I actually recall him having done much of the work at CMU but can’t be sure. I also seem
to recall him finish up the paper. I was lucky in my office mates: I had John Lions and
tjk. Some place, I have a few pics of USG’s computer room. I only recall RP04s however.
:(
aps.
On Sep 24, 2015, at 10:28 AM, Clem Cole
<clemc(a)ccc.com> wrote:
On Thu, Sep 24, 2015 at 11:20 AM, Mary Ann Horton <mah(a)mhorton.net
<mailto:mah@mhorton.net>> wrote:
I also heard that Ted K (aka "frodo") got fsck released to Berkeley by swearing
(somehow with a straight face) to the Bell Labs lawyers that it had no commercial value.
That would have so much like Ted. I never heard that story, but I would believe it. I
do believe that he told them (rightfully) that it was primarily developed at CMU using CMU
computing resources (the 11/34A for the Digital Lab in the EE Dept that Ted and I ran).

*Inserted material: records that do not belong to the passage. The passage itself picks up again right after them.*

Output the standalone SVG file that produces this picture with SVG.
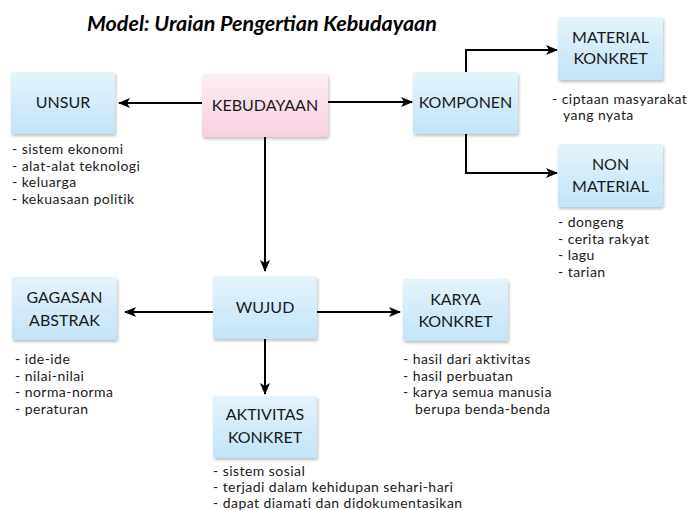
<svg xmlns="http://www.w3.org/2000/svg" width="694" height="510" viewBox="0 0 694 510">
<defs>
<linearGradient id="gBlue" x1="0" y1="0" x2="0" y2="1">
<stop offset="0" stop-color="#e6f4fc"/>
<stop offset="1" stop-color="#c3e3f6"/>
</linearGradient>
<linearGradient id="gPink" x1="0" y1="0" x2="0" y2="1">
<stop offset="0" stop-color="#fdeff5"/>
<stop offset="1" stop-color="#f6cfe0"/>
</linearGradient>
<filter id="sh" x="-10%" y="-10%" width="125%" height="130%">
<feDropShadow dx="1" dy="2" stdDeviation="1.5" flood-color="#000" flood-opacity="0.25"/>
</filter>
<marker id="ah" viewBox="0 0 12 10" refX="11" refY="5" markerWidth="12" markerHeight="10" markerUnits="userSpaceOnUse" orient="auto">
<path d="M0,0 L12,5 L0,10 L3,5 Z" fill="#000"/>
</marker>
</defs>
<style>
.box{fill:url(#gBlue);filter:url(#sh)}
.pink{fill:url(#gPink);filter:url(#sh)}
.lbl{font-family:Lato,"Liberation Sans",sans-serif;font-size:16px;fill:#1a1a1a;text-anchor:middle}
.desc{font-family:Lato,"Liberation Sans",sans-serif;font-size:14px;letter-spacing:0.45px;fill:#1a1a1a}
.title{font-family:Lato,"Liberation Sans",sans-serif;font-size:21.5px;font-weight:bold;font-style:italic;fill:#000}
.con{fill:none;stroke:#000;stroke-width:2;marker-end:url(#ah)}
</style>
<text class="title" x="87" y="31">Model: Uraian Pengertian Kebudayaan</text>
<g id="connectors">
<line class="con" x1="202" y1="103" x2="119" y2="103"/>
<line class="con" x1="328" y1="102" x2="412" y2="102"/>
<polyline class="con" points="466,72 466,50 557,50"/>
<polyline class="con" points="466,134 466,173 557,173"/>
<line class="con" x1="265" y1="137" x2="265" y2="271"/>
<line class="con" x1="213" y1="312" x2="125" y2="312"/>
<line class="con" x1="317" y1="312" x2="400" y2="312"/>
<line class="con" x1="265" y1="339" x2="265" y2="394"/>
</g>
<g id="unsur">
<rect class="box" x="11" y="72" width="104" height="62" rx="2"/>
<text class="lbl" x="63" y="108">UNSUR</text>
<text class="desc" x="12" y="154">- sistem ekonomi</text>
<text class="desc" x="12" y="170.5">- alat-alat teknologi</text>
<text class="desc" x="12" y="187">- keluarga</text>
<text class="desc" x="12" y="203.5">- kekuasaan politik</text>
</g>
<g id="kebudayaan">
<rect class="pink" x="202" y="74" width="126" height="63" rx="2"/>
<text class="lbl" x="265" y="111">KEBUDAYAAN</text>
</g>
<g id="komponen">
<rect class="box" x="413" y="72" width="105" height="62" rx="2"/>
<text class="lbl" x="465.5" y="108">KOMPONEN</text>
</g>
<g id="material">
<rect class="box" x="558" y="17" width="105" height="63" rx="2"/>
<text class="lbl" x="610.5" y="43">MATERIAL</text>
<text class="lbl" x="610.5" y="64">KONKRET</text>
<text class="desc" x="552" y="104">- ciptaan masyarakat</text>
<text class="desc" x="563" y="120">yang nyata</text>
</g>
<g id="nonmaterial">
<rect class="box" x="558" y="144" width="105" height="63" rx="2"/>
<text class="lbl" x="610.5" y="170">NON</text>
<text class="lbl" x="610.5" y="192">MATERIAL</text>
<text class="desc" x="558" y="227">- dongeng</text>
<text class="desc" x="558" y="243.5">- cerita rakyat</text>
<text class="desc" x="558" y="260">- lagu</text>
<text class="desc" x="558" y="276.5">- tarian</text>
</g>
<g id="wujud">
<rect class="box" x="213" y="276" width="104" height="63" rx="2"/>
<text class="lbl" x="265" y="313">WUJUD</text>
</g>
<g id="gagasan">
<rect class="box" x="12" y="277" width="105" height="63" rx="2"/>
<text class="lbl" x="64.5" y="303">GAGASAN</text>
<text class="lbl" x="64.5" y="326">ABSTRAK</text>
<text class="desc" x="15" y="364">- ide-ide</text>
<text class="desc" x="15" y="380.5">- nilai-nilai</text>
<text class="desc" x="15" y="397">- norma-norma</text>
<text class="desc" x="15" y="413.5">- peraturan</text>
</g>
<g id="karya">
<rect class="box" x="403" y="279" width="105" height="62" rx="2"/>
<text class="lbl" x="455.5" y="305">KARYA</text>
<text class="lbl" x="455.5" y="327">KONKRET</text>
<text class="desc" x="403" y="364">- hasil dari aktivitas</text>
<text class="desc" x="403" y="380.5">- hasil perbuatan</text>
<text class="desc" x="403" y="397">- karya semua manusia</text>
<text class="desc" x="415" y="413.5">berupa benda-benda</text>
</g>
<g id="aktivitas">
<rect class="box" x="213" y="396" width="104" height="62" rx="2"/>
<text class="lbl" x="265" y="420">AKTIVITAS</text>
<text class="lbl" x="265" y="443">KONKRET</text>
<text class="desc" x="213" y="475.5">- sistem sosial</text>
<text class="desc" x="213" y="492">- terjadi dalam kehidupan sehari-hari</text>
<text class="desc" x="213" y="508">- dapat diamati dan didokumentasikan</text>
</g>
</svg>
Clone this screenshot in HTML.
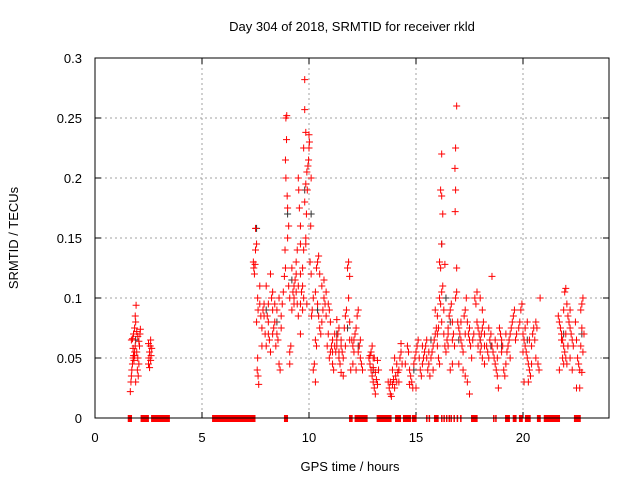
<!DOCTYPE html>
<html><head><meta charset="utf-8"><style>
html,body{margin:0;padding:0;background:#fff;}
svg{display:block;font-family:"Liberation Sans",sans-serif;}
</style></head><body>
<svg id="chart" width="640" height="480" xmlns="http://www.w3.org/2000/svg">
<text x="352" y="31" font-size="13" text-anchor="middle">Day 304 of 2018, SRMTID for receiver rkld</text>
<text x="350" y="471" font-size="13" text-anchor="middle">GPS time / hours</text>
<text transform="translate(18,238) rotate(-90)" font-size="13" text-anchor="middle">SRMTID / TECUs</text>
<g id="grid"></g>
<g id="axes"></g>
<g id="black"></g>
<g id="red"></g>
<g id="bars"></g>
<rect x="95" y="58" width="514" height="360" fill="none" stroke="#000" stroke-width="1"/>
</svg>
<script>
const xTicks=[0,5,10,15,20];
const yTicks=[0,0.05,0.1,0.15,0.2,0.25,0.3];
const yTickLabels=["0","0.05","0.1","0.15","0.2","0.25","0.3"];
const redTimes=[1.65,1.68,1.70,1.72,1.75,1.78,1.80,1.82,1.85,1.88,1.70,1.75,1.80,1.85,1.90,1.88,1.92,1.95,2.0,2.05,2.1,2.12,1.95,2.0,2.05,1.98,2.02,1.9,1.85,1.78,2.08,
2.5,2.52,2.55,2.58,2.6,2.62,2.55,2.65,2.5,2.6,
7.4,7.42,7.45,7.48,7.5,7.55,7.5,7.6,7.62,7.55,7.6,7.58,7.62,7.65,7.7,7.75,7.8,7.85,7.9,7.95,8.0,8.05,8.1,8.15,8.2,8.25,8.3,8.35,8.4,8.45,8.5,8.55,8.6,8.65,8.7,8.75,8.8,8.85,8.9,8.88,8.92,8.9,8.95,8.92,8.96,8.98,9.0,9.05,9.0,9.05,9.1,9.1,9.1,9.15,9.2,9.25,9.3,9.35,9.4,9.45,9.5,9.52,9.55,9.6,9.6,9.65,9.7,9.75,9.8,9.85,9.9,9.95,10.0,10.02,9.98,9.92,9.88,9.85,9.85,9.8,9.8,9.75,9.85,10.0,10.1,10.08,10.05,10.1,10.12,10.15,9.9,9.7,9.6,9.5,9.45,10.2,10.3,10.35,10.4,10.45,10.5,10.4,10.45,10.5,10.55,10.6,10.3,10.35,10.25,10.3,10.2,10.65,10.7,10.75,10.8,10.85,10.9,10.95,11.0,11.05,11.1,11.15,11.2,11.25,11.3,11.35,11.4,11.45,11.5,11.55,11.6,11.65,11.7,11.75,11.8,11.85,11.9,11.85,11.9,12.0,12.05,12.1,12.15,12.2,12.25,12.3,12.35,12.4,12.45,12.5,12.4,12.3,12.2,12.05,11.95,11.6,11.5,11.0,10.95,11.3,11.4,
12.8,12.85,12.9,12.95,13.0,13.05,12.9,12.95,13.0,13.1,13.15,13.2,13.1,12.85,13.05,13.2,13.25,
13.7,13.75,13.8,13.85,13.9,13.95,14.0,14.05,14.1,14.15,14.2,14.25,14.3,14.35,14.0,14.1,13.8,13.9,14.3,
14.6,14.65,14.7,14.75,14.8,14.85,14.9,14.95,15.0,15.05,15.1,15.15,15.2,15.25,15.3,15.35,15.4,15.45,15.5,15.55,15.6,15.65,15.7,15.75,15.8,15.85,15.9,15.95,16.0,16.05,16.1,15.8,15.0,14.7,15.9,16.0,16.05,
16.1,16.15,16.2,16.25,16.2,16.3,16.35,16.4,16.45,16.5,16.1,16.15,16.2,16.25,16.2,16.15,16.2,16.35,16.5,16.55,16.6,16.65,16.7,16.75,16.8,16.85,16.9,16.95,17.0,17.05,17.1,17.15,17.2,16.9,16.85,16.82,16.83,16.85,16.9,16.7,16.6,17.25,17.3,17.35,17.4,17.45,17.5,17.55,17.6,17.2,17.3,17.4,17.5,17.0,17.65,17.7,
17.75,17.8,17.85,17.9,17.95,18.0,18.05,18.1,18.15,18.2,17.9,18.0,18.05,18.1,18.2,18.3,18.35,18.4,18.45,18.5,18.55,18.6,18.65,18.7,18.75,18.8,18.85,18.7,18.8,18.9,18.95,19.0,19.05,19.1,19.15,19.2,19.25,19.3,19.35,19.4,19.45,19.5,18.55,17.85,18.0,19.55,19.6,19.65,19.7,
19.8,19.85,19.9,19.95,20.0,20.05,20.1,20.15,20.2,20.25,20.3,20.35,20.1,20.2,20.3,20.4,20.45,20.5,20.55,20.6,20.65,20.6,20.7,20.75,20.8,20.05,20.25,
21.65,21.7,21.75,21.8,21.85,21.9,21.95,22.0,22.05,21.7,21.8,21.9,21.95,22.0,22.05,22.1,22.15,22.2,22.25,22.3,22.35,22.1,22.2,22.3,21.85,21.9,
22.45,22.5,22.55,22.6,22.65,22.5,22.65,22.7,22.75,22.8,22.75,22.7,22.8,22.85,22.75,
8.0,8.1,8.2,8.3,8.4,8.5,8.6,8.7,8.3,8.1,7.9,7.7,7.8,9.2,9.3,9.4,9.5,9.6,9.7,9.75,9.4,9.3,9.6,10.6,10.7,10.8,10.9,11.1,11.2,11.3,11.5,11.7,11.4,11.1,11.9,12.1,15.5,15.3,15.6,16.0,16.3,16.5,16.7,17.1,17.3,17.5,18.1,18.2,18.4,18.8,19.0,19.2,19.4,20.0,20.4,22.0,22.2,14.2,14.5,13.0];
const redValues=[.022,.03,.035,.04,.045,.05,.052,.048,.055,.06,.065,.066,.07,.075,.08,.085,.094,.072,.068,.064,.07,.074,.055,.05,.045,.04,.035,.03,.052,.058,.06,
.045,.05,.055,.06,.065,.052,.042,.058,.062,.048,
.13,.125,.12,.128,.14,.145,.158,.1,.09,.08,.05,.04,.035,.028,.11,.085,.075,.09,.095,.07,.06,.085,.08,.065,.055,.1,.09,.075,.08,.06,.07,.065,.045,.04,.085,.095,.105,.118,.125,.14,.2,.215,.232,.25,.252,.185,.175,.16,.15,.11,.1,.055,.045,.06,.09,.105,.11,.115,.13,.14,.2,.19,.175,.16,.12,.105,.11,.1,.18,.195,.205,.21,.225,.23,.215,.19,.17,.15,.145,.282,.257,.225,.238,.236,.2,.16,.13,.12,.085,.09,.095,.09,.07,.085,.095,.1,.105,.125,.13,.135,.12,.095,.085,.075,.07,.08,.065,.06,.045,.03,.04,.09,.1,.095,.085,.06,.07,.05,.055,.06,.045,.04,.06,.055,.065,.07,.05,.045,.06,.055,.05,.075,.085,.09,.125,.13,.118,.1,.08,.065,.06,.055,.07,.075,.085,.09,.06,.05,.045,.04,.065,.055,.04,.045,.04,.035,.038,.08,.09,.082,.075,
.05,.045,.04,.035,.03,.025,.055,.06,.042,.038,.032,.028,.02,.052,.05,.048,.04,
.03,.025,.02,.018,.028,.032,.025,.035,.03,.038,.04,.05,.055,.045,.05,.045,.03,.04,.062,
.06,.055,.04,.035,.03,.025,.045,.05,.055,.06,.065,.05,.04,.035,.045,.05,.055,.06,.065,.04,.045,.035,.05,.055,.06,.065,.07,.075,.06,.05,.045,.04,.025,.028,.09,.085,.075,
.1,.095,.105,.11,.08,.07,.06,.055,.065,.07,.13,.125,.145,.17,.185,.19,.22,.128,.075,.085,.09,.095,.08,.07,.06,.1,.105,.08,.075,.07,.065,.06,.055,.26,.225,.208,.172,.19,.125,.045,.04,.085,.09,.1,.08,.07,.065,.06,.05,.04,.035,.03,.02,.045,.065,.07,
.1,.095,.08,.075,.07,.065,.07,.075,.08,.07,.06,.055,.06,.05,.045,.06,.055,.05,.065,.07,.06,.055,.05,.045,.04,.035,.025,.065,.06,.075,.07,.065,.06,.04,.035,.045,.055,.06,.065,.07,.075,.08,.118,.105,.1,.085,.09,.065,.07,
.075,.08,.09,.095,.07,.065,.06,.055,.05,.045,.04,.035,.075,.08,.065,.06,.07,.075,.065,.08,.075,.05,.045,.04,.1,.03,.03,
.085,.08,.075,.07,.065,.06,.055,.05,.045,.04,.065,.09,.105,.108,.095,.085,.08,.075,.07,.065,.06,.06,.05,.04,.05,.045,
.08,.065,.05,.045,.04,.025,.025,.09,.095,.1,.075,.06,.055,.07,.038,
.11,.095,.12,.105,.095,.09,.1,.075,.07,.07,.085,.095,.06,.125,.095,.105,.11,.095,.125,.14,.12,.1,.145,.11,.115,.105,.095,.065,.07,.06,.065,.06,.055,.055,.065,.065,.05,.06,.055,.07,.09,.06,.065,.08,.07,.075,.09,.06,.075,.05,.055,.07,.05,.055,.045,.07,.09,.03,.045,.05];
const blackTimes=[1.9,8.5,9.2,9.8,10.1,10.4,11.3,12.3,14.9,15.7,16.2,16.4,17.0,18.0,19.0,20.2,21.9,7.55,8.0,9.0,11.8,13.0,16.6,18.5,22.75];
const blackValues=[.065,.08,.115,.19,.17,.09,.07,.06,.04,.065,.145,.1,.065,.065,.06,.065,.07,.158,.09,.17,.075,.04,.08,.06,.07];
const gapStarts=[1.53,2.13,2.62,5.47,8.83,11.87,12.13,13.16,14.02,14.39,14.81,15.47,15.59,15.84,16.17,16.28,16.4,16.52,16.61,16.75,16.9,17.06,17.57,18.6,18.7,19.16,19.52,19.81,20.09,20.65,20.97,22.38];
const gapEnds=[1.73,2.52,3.5,7.5,9.02,12.04,12.74,13.86,14.3,14.77,15.03,15.52,15.65,16.06,16.22,16.33,16.45,16.59,16.66,16.8,16.95,17.11,17.88,18.65,18.75,19.39,19.7,19.99,20.36,20.83,21.73,22.7];

const X0=95,X1=608.6,Y0=418,Y1=58;
const xs=h=>X0+(X1-X0)*h/24;
const ys=v=>Y0-(Y0-Y1)*v/0.3;
const NS="http://www.w3.org/2000/svg";
function mk(tag,attrs,parent){const e=document.createElementNS(NS,tag);for(const k in attrs)e.setAttribute(k,attrs[k]);parent.appendChild(e);return e;}
const grid=document.getElementById('grid'),axes=document.getElementById('axes');
xTicks.forEach(t=>{
  const x=xs(t);
  if(t>0){const g=mk('line',{x1:x,x2:x,y1:Y1,y2:Y0,stroke:'#a0a0a0','stroke-dasharray':'2,3'},grid);
  
  }
  mk('line',{x1:x,x2:x,y1:Y0,y2:Y0-6,stroke:'#000'},axes);
  mk('line',{x1:x,x2:x,y1:Y1,y2:Y1+6,stroke:'#000'},axes);
  const l=mk('text',{x:x,y:442,'font-size':13,'text-anchor':'middle'},axes);
  l.textContent=String(t);
  
  
});
yTicks.forEach((t,i)=>{
  const y=ys(t);
  if(t>0&&t<0.3){const g=mk('line',{x1:X0,x2:609,y1:y,y2:y,stroke:'#a0a0a0','stroke-dasharray':'2,3'},grid);
  
  }
  mk('line',{x1:X0,x2:X0+6,y1:y,y2:y,stroke:'#000'},axes);
  mk('line',{x1:609,x2:603,y1:y,y2:y,stroke:'#000'},axes);
  const l=mk('text',{x:82,y:y+5,'font-size':13,'text-anchor':'end'},axes);
  l.textContent=yTickLabels[i];
  
  
});
function cross(g,h,v,col,name){
  const x=xs(h),y=ys(v);
  const p=mk('path',{d:`M${x-3.5} ${y}H${x+3.5}M${x} ${y-3.5}V${y+3.5}`,stroke:col,'stroke-width':1,fill:'none'},g);
  
  
}
const bg=document.getElementById('black');
blackTimes.forEach((h,i)=>cross(bg,h,blackValues[i],'#333','all-point'));
const rg=document.getElementById('red');
redTimes.forEach((h,i)=>cross(rg,h,redValues[i],'#ff0000','srmtid-point'));
const bars=document.getElementById('bars');
gapStarts.forEach((s,i)=>{
  const x=xs(s),w=Math.max(1.5,xs(gapEnds[i])-x);
  const r=mk('rect',{x:x,y:415,width:w,height:7,fill:'#ff0000'},bars);
  
  
});
</script>
</body></html>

IIRC: the primary feature hat he did to it at Summit besides support for the changes in
the V7 filesystems, was support for large disks (aka RP06) when attached to a small
address space (11/40 class) systems, of which CMU had a number as I believe the Labs did
also. Armando's I believe you two were office mates in those days, do you have
memory?
We had it at Tektronix because I brought it from CMU.